Questo XII numero è particolarmente importante. La Riscossa è ormai diventato molto più di un semplice bollettino, ma un giornale periodico imperdibile per migliaia di lettori (troppo pochi, ahinoi), che vi trovano condensate le notizie principali censurate dai media borghesi, oltre ad indicazioni operative e teoriche utili a comprendere meglio la fase storica in cui ci muoviamo.
Da questo numero emerge come per il governo Meloni i nodi stiano venendo al pettine, concretizzandosi in privatizzazioni economiche che arricchiranno i soliti ricchi a discapito delle masse popolari, che piangono il solito migliaio di morti sul lavoro (745 quelli “accertati” nel 2023) e soffrono per gli aumenti delle bollette energetiche, dei beni alimentari e di ogni altra merce materiale.
Il Governo è in difficoltà. La Meloni è in trincea con l’elmetto, cerca di salvare il salvabile ma appare evidente la crisi di consenso popolare di una leader dimentica dei discorsi elettorali e sempre più sfigurata dall’asservimento alle élite transazionali straniere, di cui Washington e Bruxelles sono solo le propaggini più evidenti. Non è solo l’Italia ma l’Europa intera che paga le conseguenze della guerra e della crisi. In Ucraina le cose vanno male per l’Occidente, bene per la Russia, che non solo torna in crescita economica, ma chiude il 2023 rafforzata dalla consolidata alleanza con la Cina e dall’espansione dei BRICS, a cui ora chiedono di aderire svariati altri paesi di ogni continente.
In Palestina le cose vanno malissimo per i palestinesi, che continuano a subire un genocidio che ormai i nostri media si guardano bene dal riportare. Lo scenario del medio oriente tiene volutamente alta la tensione nell’ambito della Terza guerra mondiale in corso.
L’impressione è che l’imperialismo occidentale sia in grande difficoltà. Gli scribacchini della piramide capitalistica che infestano le redazioni mass-mediatiche raccolgono le veline dall’estero e continuano a dire il contrario, ma il popolo è ormai maturo per aprire gli occhi: ha visto il portafogli vuoto, comincia a spegnere la televisione e smette di leggere i giornali. Nei circoli borghesi si discute accanitamente come ridare linfa ad una democrazia sempre meno liberale e sempre più screditata. Basta poco per scatenare una scintilla decisiva. Si sente l’aria di crisi e la necessità confusa di una transizione verso un nuovo modello di sviluppo.
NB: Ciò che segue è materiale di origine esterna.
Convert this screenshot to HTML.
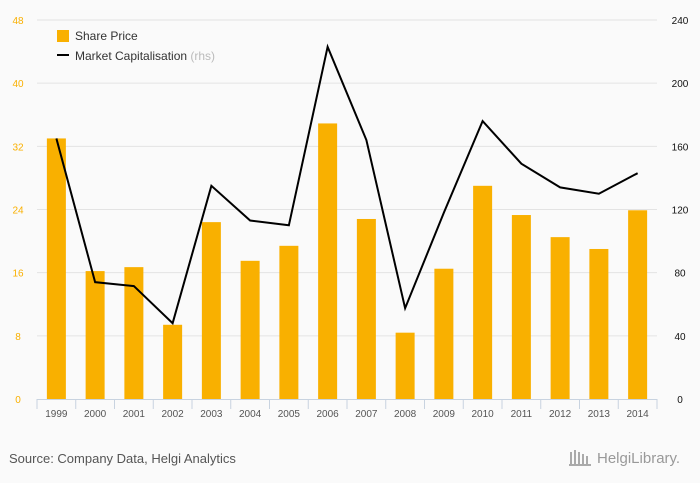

Anche se non c’è ancora una forza politica abbastanza forte e matura da assumere questo ruolo, questa consapevolezza è sempre più diffusa tra i ceti popolari, che rimangono però diffidenti verso la politica, scottati dal tradimento del M5S.
In questo come in altri contesti stolto è chi pensa che in politica qualcosa accada per caso.
I gravissimi fatti di Acca Larentia ci ricordano che permane un sottobosco di nostalgici di una delle epoche più buie della storia occidentale. Nonostante siano al più poche centinaia, essi sono tenaci, disciplinati, organizzati, e operano in varie maniere. Una volta erano iscritti alle giovanili del MSI, poi hanno studiato le “nuove destre”, appreso gli insegnamenti di gente come Alain de Benoist e hanno imparato a camuffarsi e infiltrarsi dappertutto. La Meloni è solo il caso più noto, ma gli allievi che si sono fatti questo cursus honorum sono stati migliaia, e agiscono tutt’oggi, diffondendo veleno ideologico. Si dice spesso che l’Italia non ha mai fatto i conti davvero con il fascismo. Non poteva farli: l’intera storia repubblicana del nostro paese è segnata da una sovranità limitata dalle élite anglo-statunitensi, le quali si sono ben guardate dal rinunciare a migliaia di fascisti per governare l’Italia e combattere i comunisti. Hanno fatto lo stesso in Germania con i nazisti. I fascisti sono stati usati contro gli operai e i comunisti negli anni ’60 e ’70, nella nota “strategia della tensione”.
La borghesia ricorre al fascismo quando non riesce più a governare pacificamente.
La discriminante antifascista non è solo un principio identitario politico doveroso, ma una necessità organizzativa, di sicurezza materiale e di difesa culturale, contro anche tutte quelle tendenze che in campo liberal-borghese lavorano per porre sullo stesso piano nazifascismo e comunismo.